Baca juga: Yakhont – Rudal Jelajah Supersonic TNI-AL
Peristiwa 27 Mei 2016
Frigat KRI Oswald Siahaan 354 melakukan aksi penangkapan illegal fishing kapal nelayan Cina di Laut Natuna. Sebuah aksi yang dramatis, melalui proses pengejaran dan tembakan peringatan, serta dibayangi kapal penjaga pantai Cina. Sebagai informasi, KRI Oswald Siahaan (OWA) 354 adalah satu-satunya kapal perang TNI AL pengusung rudal anti kapal Yakhont. (Haryo Adjie)
Sepertinya negara2 asean perlu membentuk organinasi pakta pertahanan bersama semacam NATO biar bisa membendung arogansi china akhir2 ini.klo asean tidak bersatu,kita bakalan kesulitan mengatasi adidaya yg lagi ” naik daun ” ini.
Masalahnya adalah beberapa negara asean mempunyai tujuan yang hampir sama dengan china ingin menguasai lcs
Penguasaan LCS oleh negara-negara ASEAN berdasarkan UNCLOS justru minim konflik. Kita yang merintis penguasaan ZEE ala UNCLOS sejak tahun 80-an ga ada masalah dengan Thailand, Singapura, Malaysia, Filipina, Timor Leste dan Australia. Hanya dengan Palau yang kita belum sepakat.
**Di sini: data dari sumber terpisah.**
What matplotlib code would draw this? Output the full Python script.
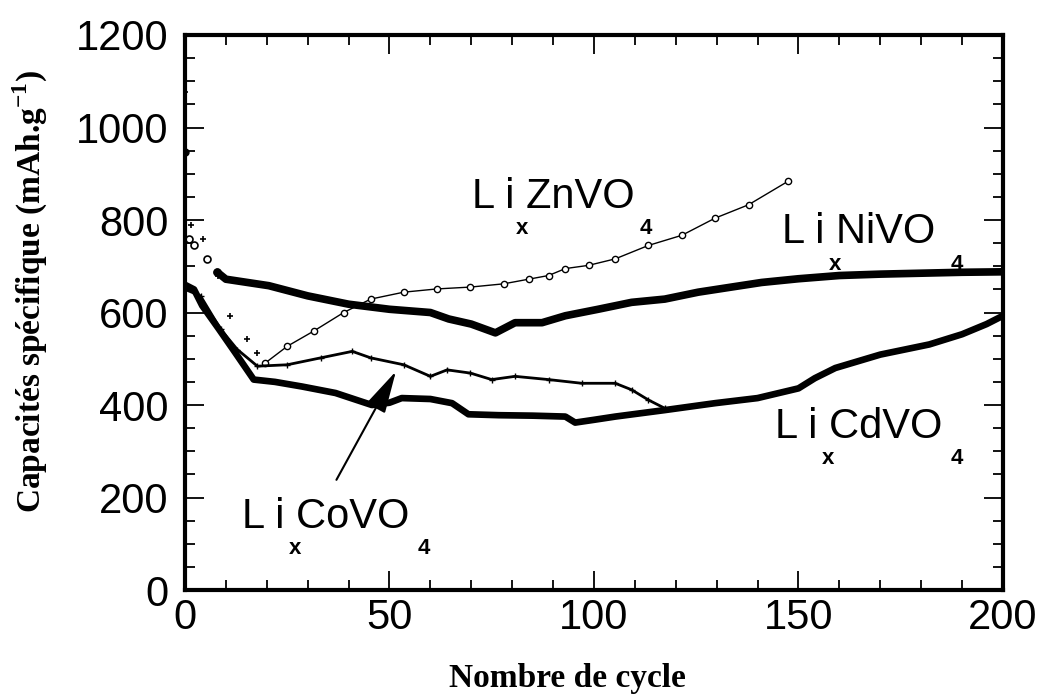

Yang bikin masalah itu justru nine dash line ala Cina yang sebenarnya mencaplok ZEE negara-negara ASEAN dan sebagian ZEE Indonesia di utara Natuna.
Melawan china dengan produk china (?)
hahaha Anda betul, ini biar membuka mata DepHan, agar ga usah diteruskan belanja produk cina lagi. Emang mau pas ada konflik sama cina nantinya, alutsista nya mogok ga ada suku cadangnya. Tuh namanya goblok dipiara 🙂
Pemerintah harus tegas terhadap kedaulatan wilayah zee d natuna. Bukti dengan pongahnya costguard china masuk k zee untuk membebaskan kapal nelayan yg d tangkap, memberikan signal ‘harus’ ada pangkalan militer d natuna. Perbanyak alutsista laut dan udara dan latihan militer d laut natuna hrs lebih sering dilakukan.
Ini lebih serius daripada insiden Ambalat.
Memang harus tegas dengan Cina.
Melihat posisi dan nilai strategisnya Lanal Ranai harus ditingkatkan menjadi Lantamal. Harus ada PKR yang siap meronda ZEE maupun Laut Teritorial di sekitar Natuna.
sepertinya posisi indonesia agak di untungkan apabila terjadi sengketa dengan cina dengan sikap politik bebas aktif karna hampir semua anggota asean bersengketa dengan cina di tambah adanya as dan jepang dan korea dalam hal strategi pertahahanan kita di untungkan dengan adanya ini …ini pun menjadi sinyal halus bahwa kekuatan maritim itu penting dan menyadarkan pemerintah bahwa alutsista yang punya efek deteren akan sangat di perhitungkan sebelum perang atau terjadinya kejadian seperti ini
Untuk menghadapi China lebih baik menggunakan persenjataan dari barat, karena China sudah sangat akrab dengan senjata Rusia.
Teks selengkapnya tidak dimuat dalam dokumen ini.